Composition: standing against the flow
The visual power of long exposure comes from contrast; both must be in the frame:
- A fixed anchor: a rock, a jetty, a lighthouse, a bridge pier — the element standing razor-sharp within the mist is the frame’s central weight.
- Flowing texture: water, cloud, crowd, traffic — the motion melting around the anchor.
A frame where everything flows becomes a blurry abstraction; a frame where nothing flows loses the meaning of long exposure. For placement, the line and balance principles in the composition rules guide apply here too. On the timing side, the most productive window is blue hour: light is already scarce (the filter load lightens), the sky is colourful, and the city lights are on.
Common mistakes
- Not accounting for wind: in a minute-long exposure your finger isn’t the only thing that shakes the tripod. Hang your bag on the tripod hook, shield the body from the wind, secure the strap — even a swinging strap leaves a trail.
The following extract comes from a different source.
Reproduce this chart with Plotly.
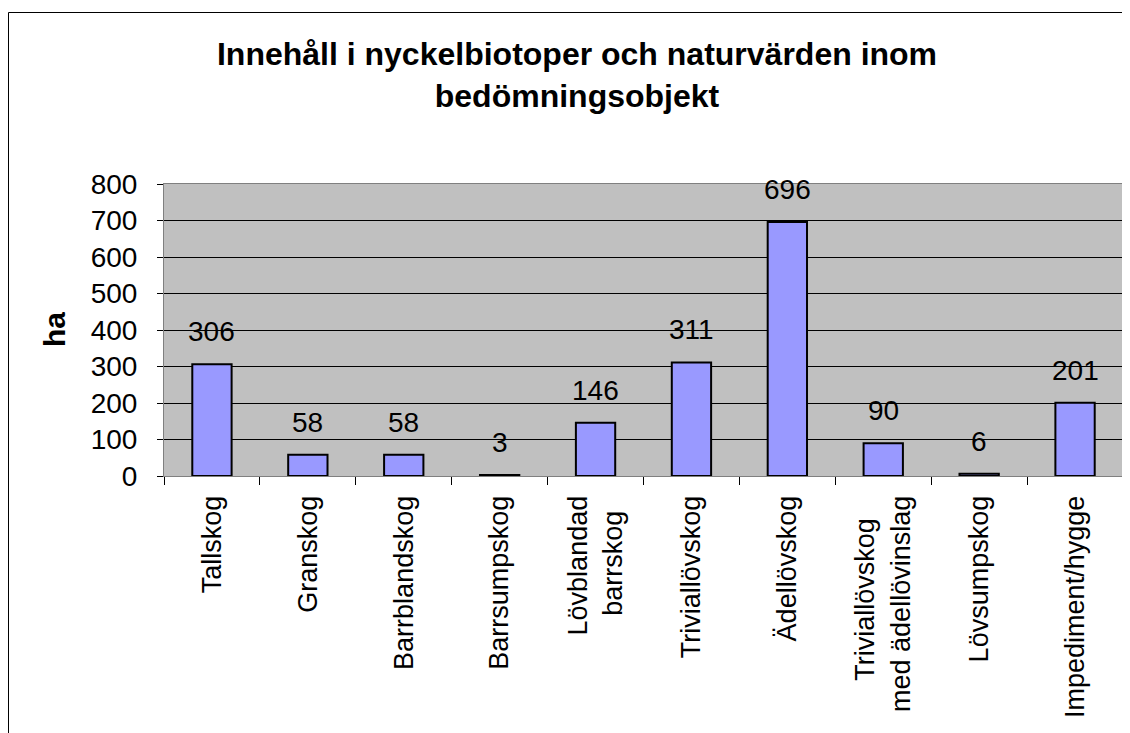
import plotly.graph_objects as go

categories = ["Tallskog", "Granskog", "Barrblandskog", "Barrsumpskog",
              "Lövblandad barrskog", "Triviallövskog",
              "Ädellövskog", "Triviallövskog med ädellövinslag",
              "Lövsumpskog", "Impediment/hygge"]
values = [306, 58, 58, 3, 146, 311, 696, 90, 6, 201]
y_ticks = [0, 100, 200, 300, 400, 500, 600, 700, 800]
# wrapped axis labels; trailing nbsp roughly centres the short line
NB = "\u00a0"
tick_labels = ["Tallskog", "Granskog", "Barrblandskog", "Barrsumpskog",
               "Lövblandad<br>barrskog" + NB * 2, "Triviallövskog",
               "Ädellövskog", "Triviallövskog" + NB * 3 + "<br>med ädellövinslag",
               "Lövsumpskog", "Impediment/hygge"]

# page body has an 8px margin, so the figure is a bit smaller than the window
W, H = 1122, 725
L, R, T, B = 156, 7, 176, 257
FONT = "Arial, Liberation Sans, sans-serif"
pw, ph = W - L - R, H - T - B

fig = go.Figure(go.Bar(
    x=categories, y=values,
    marker=dict(color="#9999FF", line=dict(color="#000000", width=2)),
    width=0.41, showlegend=False, hoverinfo="x+y",
))

# value labels a bit above each bar
for c, v in zip(categories, values):
    fig.add_annotation(x=c, y=v, text=str(v), showarrow=False,
                       yanchor="bottom", yshift=15,
                       font=dict(family=FONT, size=28, color="#000000"))

# y-axis title
fig.add_annotation(text="<b>ha</b>", xref="paper", yref="paper",
                   x=(46 - L) / pw, xanchor="center", y=0.5, yanchor="middle",
                   textangle=-90, showarrow=False,
                   font=dict(family=FONT, size=30, color="#000000"))

# outer chart frame (left/top visible, rest runs off the canvas)
fig.add_shape(type="rect", xref="paper", yref="paper",
              x0=(0.5 - L) / pw, x1=(W + 20 - L) / pw,
              y0=-(B + 20) / ph, y1=(ph + T - 4.5) / ph,
              line=dict(color="#000000", width=1), layer="below")

fig.update_layout(
    width=W, height=H,
    margin=dict(l=L, r=R, t=T, b=B),
    paper_bgcolor="#FFFFFF", plot_bgcolor="#C0C0C0",
    font=dict(family=FONT, color="#000000"),
    title=dict(text="<b>Innehåll i nyckelbiotoper och naturvärden inom<br>bedömningsobjekt</b>",
               x=569 / W, xanchor="center", xref="container",
               y=1 - 57 / H, yanchor="top", yref="container",
               font=dict(family=FONT, size=32)),
    xaxis=dict(tickangle=-90, tickson="boundaries", ticks="outside",
               tickvals=categories, ticktext=tick_labels,
               ticklen=8, tickcolor="#000000", showgrid=False,
               showline=True, linecolor="#808080", mirror=True,
               ticklabelstandoff=8,
               tickfont=dict(family=FONT, size=27)),
    yaxis=dict(range=[0, 800], tickvals=y_ticks, ticks="outside",
               ticklen=6, tickcolor="#000000",
               showgrid=True, gridcolor="#000000", gridwidth=1,
               zeroline=False, showline=True, linecolor="#808080", mirror=True,
               ticklabelstandoff=14,
               tickfont=dict(family=FONT, size=28)),
)

fig.write_html("out.html")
- Trying to focus with the filter on: behind the 10-stop glass, both AF and you stare into darkness. Focus first, then the filter — and lock focus to manual.
- Pressing 30 seconds on every water: it kills texture on a waterfall and makes no difference on a still lake. Choose the duration by effect, try two or three different times.
- Leaving the viewfinder open: in a long exposure, light leaking through a DSLR viewfinder enters the frame as a purple stain. Put on the viewfinder cover (mirrorless cameras don’t have this worry).
- Leaving no anchor in the frame: a frame that flows from end to end isn’t striking, it looks blurry. A fixed subject is essential.